Problem details:
The line holding "29.4, 29.4, 28.0, 24.2, 20.4, 20.8, 21.3, 20.4]" is the last one to output; start at the first line of the data, keep every line in between exactly, and leave out pictures.

Dataset excerpt:

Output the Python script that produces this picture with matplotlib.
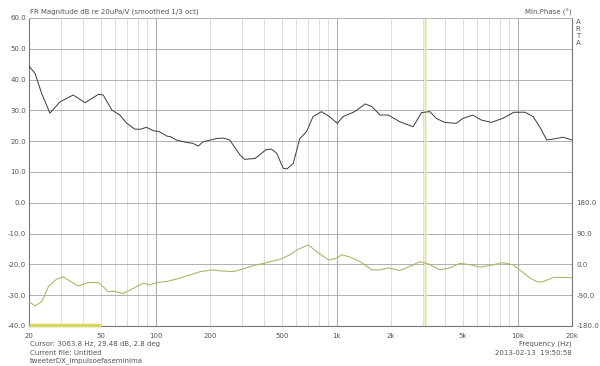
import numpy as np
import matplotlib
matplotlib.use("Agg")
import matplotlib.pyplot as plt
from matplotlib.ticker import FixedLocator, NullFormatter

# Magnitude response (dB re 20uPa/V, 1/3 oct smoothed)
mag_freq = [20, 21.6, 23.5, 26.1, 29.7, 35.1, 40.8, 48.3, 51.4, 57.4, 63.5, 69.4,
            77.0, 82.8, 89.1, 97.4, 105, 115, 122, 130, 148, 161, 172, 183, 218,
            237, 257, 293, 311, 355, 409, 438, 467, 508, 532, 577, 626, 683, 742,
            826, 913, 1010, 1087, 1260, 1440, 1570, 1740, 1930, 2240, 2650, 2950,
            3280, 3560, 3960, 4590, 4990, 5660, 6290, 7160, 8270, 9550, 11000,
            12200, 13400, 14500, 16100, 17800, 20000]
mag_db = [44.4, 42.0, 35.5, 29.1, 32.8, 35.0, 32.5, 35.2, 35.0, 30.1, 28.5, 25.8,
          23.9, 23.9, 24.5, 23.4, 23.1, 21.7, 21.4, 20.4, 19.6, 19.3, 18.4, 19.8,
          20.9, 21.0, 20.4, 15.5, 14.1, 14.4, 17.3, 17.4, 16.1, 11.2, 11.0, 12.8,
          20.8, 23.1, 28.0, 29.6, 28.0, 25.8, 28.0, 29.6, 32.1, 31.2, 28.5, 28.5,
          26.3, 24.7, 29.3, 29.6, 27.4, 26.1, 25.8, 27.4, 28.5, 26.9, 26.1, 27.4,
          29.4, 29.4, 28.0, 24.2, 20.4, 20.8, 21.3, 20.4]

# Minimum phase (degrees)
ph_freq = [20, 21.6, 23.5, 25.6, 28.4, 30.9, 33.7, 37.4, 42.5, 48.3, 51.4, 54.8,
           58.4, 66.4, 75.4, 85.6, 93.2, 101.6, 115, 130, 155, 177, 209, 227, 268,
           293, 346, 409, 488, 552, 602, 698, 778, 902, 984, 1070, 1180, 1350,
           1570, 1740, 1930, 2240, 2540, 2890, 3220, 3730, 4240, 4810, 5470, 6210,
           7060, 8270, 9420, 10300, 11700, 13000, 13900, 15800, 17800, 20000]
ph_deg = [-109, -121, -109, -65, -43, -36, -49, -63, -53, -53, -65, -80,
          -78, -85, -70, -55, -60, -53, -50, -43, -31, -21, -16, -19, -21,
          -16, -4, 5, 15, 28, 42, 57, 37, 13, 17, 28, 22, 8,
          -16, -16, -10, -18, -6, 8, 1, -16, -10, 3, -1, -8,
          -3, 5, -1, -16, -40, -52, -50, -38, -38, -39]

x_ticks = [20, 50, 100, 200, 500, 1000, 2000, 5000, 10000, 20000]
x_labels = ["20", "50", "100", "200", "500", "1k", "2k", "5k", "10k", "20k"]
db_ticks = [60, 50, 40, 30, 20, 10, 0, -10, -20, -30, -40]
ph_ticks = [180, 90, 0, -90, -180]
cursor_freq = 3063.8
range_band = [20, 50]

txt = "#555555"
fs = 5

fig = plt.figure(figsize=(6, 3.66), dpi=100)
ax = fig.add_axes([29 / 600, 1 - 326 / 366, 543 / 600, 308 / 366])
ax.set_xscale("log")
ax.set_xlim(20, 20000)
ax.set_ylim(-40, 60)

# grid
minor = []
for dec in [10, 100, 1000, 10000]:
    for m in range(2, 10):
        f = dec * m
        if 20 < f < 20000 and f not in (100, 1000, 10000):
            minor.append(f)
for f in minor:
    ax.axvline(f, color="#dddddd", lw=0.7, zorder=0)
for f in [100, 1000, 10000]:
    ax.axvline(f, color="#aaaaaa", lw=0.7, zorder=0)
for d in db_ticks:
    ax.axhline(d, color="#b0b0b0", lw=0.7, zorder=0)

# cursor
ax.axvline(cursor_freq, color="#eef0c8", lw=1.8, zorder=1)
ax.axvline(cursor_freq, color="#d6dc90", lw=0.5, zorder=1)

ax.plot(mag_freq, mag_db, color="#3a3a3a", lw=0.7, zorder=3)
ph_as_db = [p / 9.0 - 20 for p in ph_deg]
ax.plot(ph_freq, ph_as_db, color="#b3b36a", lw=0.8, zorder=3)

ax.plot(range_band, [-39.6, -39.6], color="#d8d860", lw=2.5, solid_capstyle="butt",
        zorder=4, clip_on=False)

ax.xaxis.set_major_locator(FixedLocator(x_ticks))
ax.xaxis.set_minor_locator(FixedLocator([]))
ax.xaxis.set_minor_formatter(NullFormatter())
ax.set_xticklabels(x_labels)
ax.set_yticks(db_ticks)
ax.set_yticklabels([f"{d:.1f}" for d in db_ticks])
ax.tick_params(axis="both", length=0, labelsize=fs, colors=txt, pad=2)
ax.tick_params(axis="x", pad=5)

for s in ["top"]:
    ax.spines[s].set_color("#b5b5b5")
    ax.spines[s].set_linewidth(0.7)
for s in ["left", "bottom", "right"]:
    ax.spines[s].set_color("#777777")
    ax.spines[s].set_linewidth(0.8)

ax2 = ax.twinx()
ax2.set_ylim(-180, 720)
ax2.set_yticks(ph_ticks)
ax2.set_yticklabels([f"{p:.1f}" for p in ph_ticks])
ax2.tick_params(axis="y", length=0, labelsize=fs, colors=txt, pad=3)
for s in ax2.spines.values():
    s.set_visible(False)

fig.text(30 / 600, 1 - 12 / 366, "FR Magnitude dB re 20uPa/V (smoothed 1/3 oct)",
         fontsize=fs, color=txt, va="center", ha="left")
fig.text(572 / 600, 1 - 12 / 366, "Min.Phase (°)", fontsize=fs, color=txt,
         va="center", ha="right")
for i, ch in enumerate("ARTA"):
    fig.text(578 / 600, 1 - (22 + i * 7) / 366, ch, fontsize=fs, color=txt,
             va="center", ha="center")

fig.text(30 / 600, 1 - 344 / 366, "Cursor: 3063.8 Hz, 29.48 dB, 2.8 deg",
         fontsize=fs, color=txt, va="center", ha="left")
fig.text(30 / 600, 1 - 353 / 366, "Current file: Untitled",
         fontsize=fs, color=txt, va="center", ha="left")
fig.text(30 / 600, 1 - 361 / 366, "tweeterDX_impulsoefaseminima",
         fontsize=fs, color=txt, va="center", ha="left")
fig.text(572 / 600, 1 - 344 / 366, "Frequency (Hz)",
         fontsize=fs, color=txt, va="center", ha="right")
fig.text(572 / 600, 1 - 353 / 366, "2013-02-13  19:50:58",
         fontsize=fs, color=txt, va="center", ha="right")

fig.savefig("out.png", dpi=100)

Solution:
Output the Python script that produces this picture with matplotlib.
import numpy as np
import matplotlib
matplotlib.use("Agg")
import matplotlib.pyplot as plt
from matplotlib.ticker import FixedLocator, NullFormatter

# Magnitude response (dB re 20uPa/V, 1/3 oct smoothed)
mag_freq = [20, 21.6, 23.5, 26.1, 29.7, 35.1, 40.8, 48.3, 51.4, 57.4, 63.5, 69.4,
            77.0, 82.8, 89.1, 97.4, 105, 115, 122, 130, 148, 161, 172, 183, 218,
            237, 257, 293, 311, 355, 409, 438, 467, 508, 532, 577, 626, 683, 742,
            826, 913, 1010, 1087, 1260, 1440, 1570, 1740, 1930, 2240, 2650, 2950,
            3280, 3560, 3960, 4590, 4990, 5660, 6290, 7160, 8270, 9550, 11000,
            12200, 13400, 14500, 16100, 17800, 20000]
mag_db = [44.4, 42.0, 35.5, 29.1, 32.8, 35.0, 32.5, 35.2, 35.0, 30.1, 28.5, 25.8,
          23.9, 23.9, 24.5, 23.4, 23.1, 21.7, 21.4, 20.4, 19.6, 19.3, 18.4, 19.8,
          20.9, 21.0, 20.4, 15.5, 14.1, 14.4, 17.3, 17.4, 16.1, 11.2, 11.0, 12.8,
          20.8, 23.1, 28.0, 29.6, 28.0, 25.8, 28.0, 29.6, 32.1, 31.2, 28.5, 28.5,
          26.3, 24.7, 29.3, 29.6, 27.4, 26.1, 25.8, 27.4, 28.5, 26.9, 26.1, 27.4,
          29.4, 29.4, 28.0, 24.2, 20.4, 20.8, 21.3, 20.4]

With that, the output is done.